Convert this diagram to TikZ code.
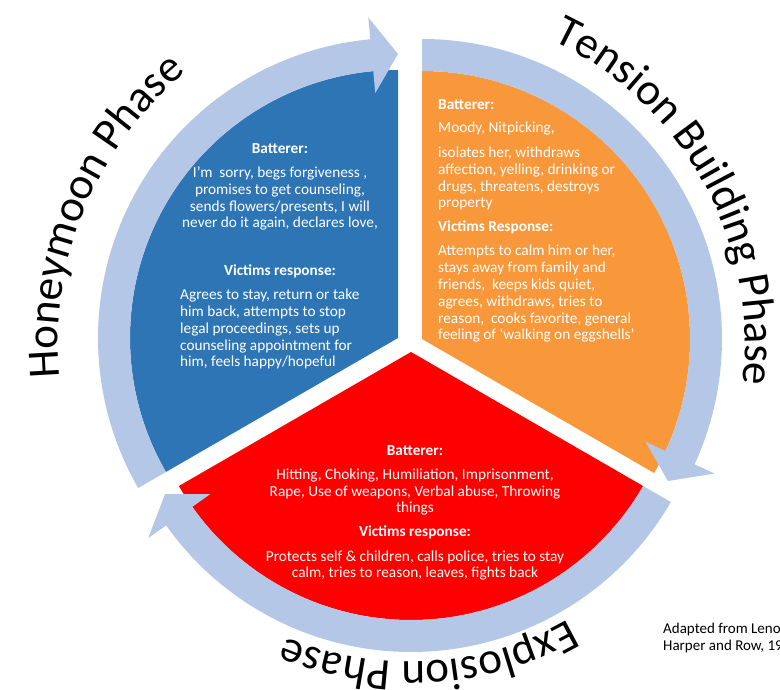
--
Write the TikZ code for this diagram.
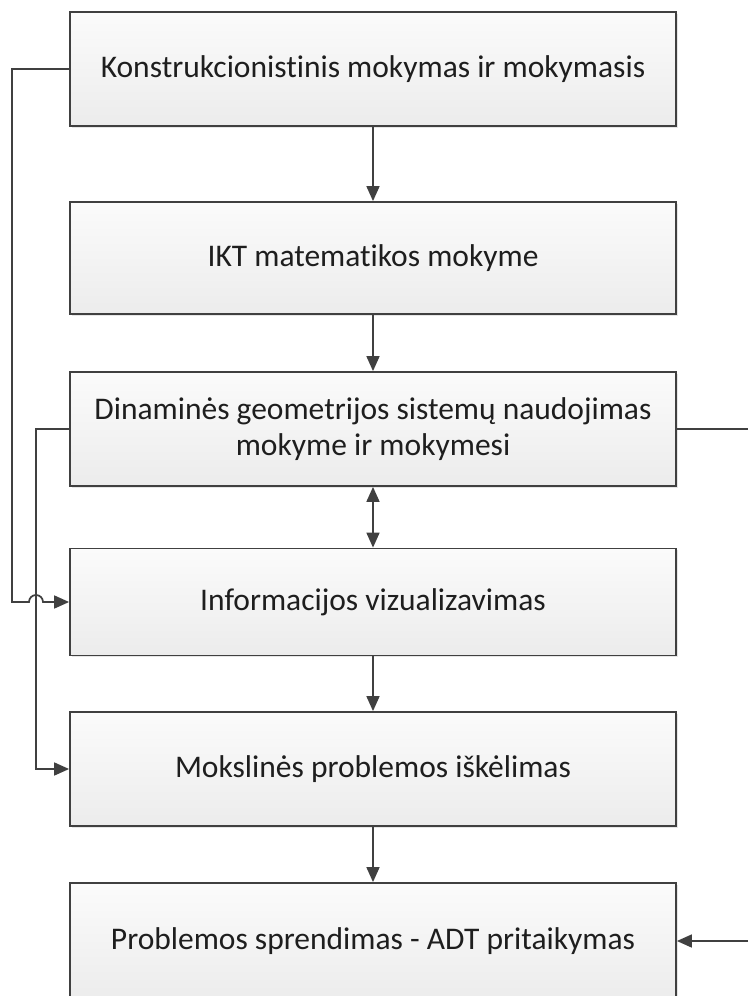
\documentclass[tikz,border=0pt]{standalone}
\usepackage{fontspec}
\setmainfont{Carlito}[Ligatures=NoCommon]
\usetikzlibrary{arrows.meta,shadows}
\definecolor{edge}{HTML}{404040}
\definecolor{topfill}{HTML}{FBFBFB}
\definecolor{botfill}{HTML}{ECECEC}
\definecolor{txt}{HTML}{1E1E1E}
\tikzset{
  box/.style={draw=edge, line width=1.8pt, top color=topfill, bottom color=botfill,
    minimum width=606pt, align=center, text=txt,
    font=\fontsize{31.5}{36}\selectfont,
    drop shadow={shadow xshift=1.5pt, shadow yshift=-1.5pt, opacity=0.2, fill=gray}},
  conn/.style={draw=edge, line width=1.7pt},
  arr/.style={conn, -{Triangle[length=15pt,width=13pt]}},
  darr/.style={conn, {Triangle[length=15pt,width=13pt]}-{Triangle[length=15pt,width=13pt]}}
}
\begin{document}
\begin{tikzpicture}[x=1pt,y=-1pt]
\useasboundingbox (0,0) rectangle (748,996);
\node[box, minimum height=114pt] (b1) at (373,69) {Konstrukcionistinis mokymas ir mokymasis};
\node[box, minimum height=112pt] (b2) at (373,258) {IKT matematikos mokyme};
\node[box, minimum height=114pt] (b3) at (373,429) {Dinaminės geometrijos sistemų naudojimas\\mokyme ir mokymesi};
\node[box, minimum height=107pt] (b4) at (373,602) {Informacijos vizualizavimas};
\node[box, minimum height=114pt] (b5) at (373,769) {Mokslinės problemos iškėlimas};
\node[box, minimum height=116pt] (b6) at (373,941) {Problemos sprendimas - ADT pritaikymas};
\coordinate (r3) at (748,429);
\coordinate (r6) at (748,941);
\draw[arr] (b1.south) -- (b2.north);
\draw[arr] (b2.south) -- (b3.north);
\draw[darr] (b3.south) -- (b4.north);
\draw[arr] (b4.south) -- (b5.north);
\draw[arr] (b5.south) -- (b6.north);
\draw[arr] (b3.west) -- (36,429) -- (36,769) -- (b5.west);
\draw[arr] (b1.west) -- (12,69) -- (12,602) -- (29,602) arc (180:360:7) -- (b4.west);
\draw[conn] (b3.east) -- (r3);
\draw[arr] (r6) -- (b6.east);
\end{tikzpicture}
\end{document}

--- DIRECTION ---
Count the lines above that contain the word "code", and give only that number.

--- FINAL ANSWER ---
2